L’eventuale scelta di neutralità da parte dell’Ucraina permetterebbe però anche di chiarire se l’origine dell’intervento russo sia davvero da ricercare nel timore di una minaccia alla propria sicurezza militare o se, come molti osservatori invece ritengono, risieda nel tentativo di ricostruire gli antichi confini dell’URSS seguiti agli accordi di Yalta o addirittura quelli della Russia zarista (il che potrebbe anche trovare una conferma nelle pretese russe sulle repubbliche auto-proclamatesi indipendenti del Donetsk e Lugansk).
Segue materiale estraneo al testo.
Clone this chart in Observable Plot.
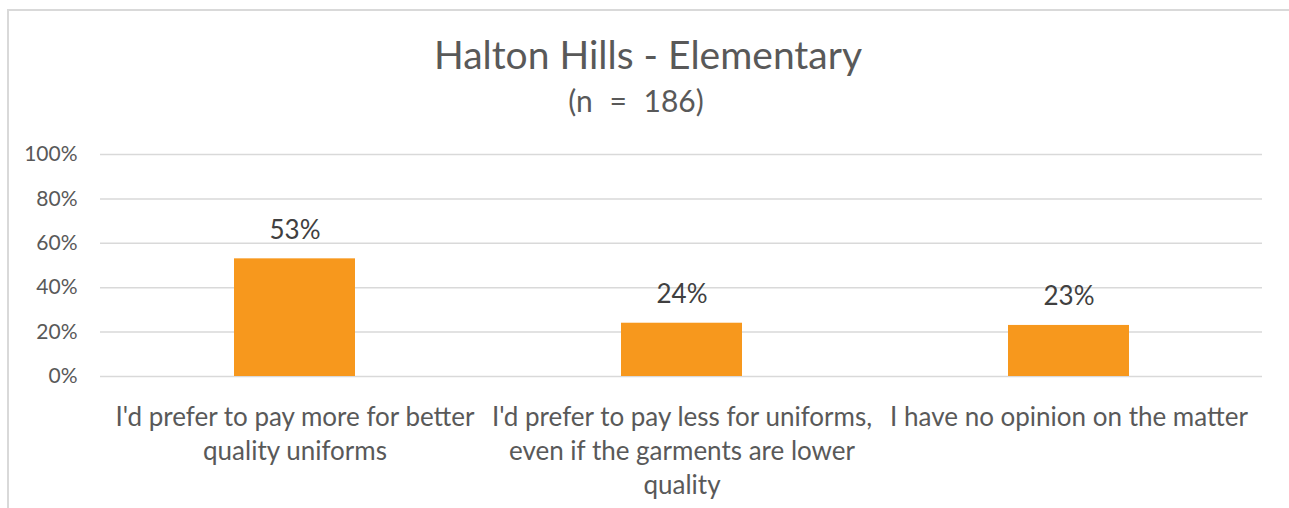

Va da sé che se davvero fosse questo il caso, il modello degli equilibri multipli ed autorealizzantisi ed il “security dilemma” considerati finora non avrebbero molto da dire. Ma chissà se, anche in questo caso, la scelta della resistenza non violenta non risulti – ancora una volta, paradossalmente – quella che dispone di più frecce al proprio arco.

 

Pompeo Della Posta insegna Economia Politica alla Belt and Road School, presso la Beijing Normal University a Zhuhai (Cina), è membro del Centro Interdisciplinare “Scienze per la Pace” e Direttore della rivista online del Centro, “Scienza e Pace / Science and Peace“.

 

Riferimenti bibliografici

Christoyannopoulos, Alexandre (2022), “Ukraine: nonviolent resistance is a brave and often effective response to aggression”, The Conversation, March 4, 2022. Ukraine: nonviolent resistance is a brave and often effective response to aggression (theconversation.com)

Stephan, Maria J. e Erica Chenoweth (2008), “Why Civil Resistance Works. The Strategic Logic of Nonviolent Conflict”,  International Security, Vol. 33, No. 1 (Summer 2008), pp. 7–44.

Walt, Stephen M. (2022), “An International Relations Theory Guide to the War in Ukraine A consideration of which theories have been vindicated—and which have fallen flat”, Foreign Policy, March 8, 2022. An International Relations Theory Guide to Ukraine’s War (foreignpolicy.com).

 

Una prima versione ridotta di questo articolo è apparsa su Euractiv, il 4 marzo 2022. L’autore ringrazia Marco Chiletti, Fulvio Corsi e Giorgio Gallo per i commenti a versioni diverse di questo articolo, senza implicarli in alcun modo in quanto scrive, né in eventuali errori od omissioni da parte sua.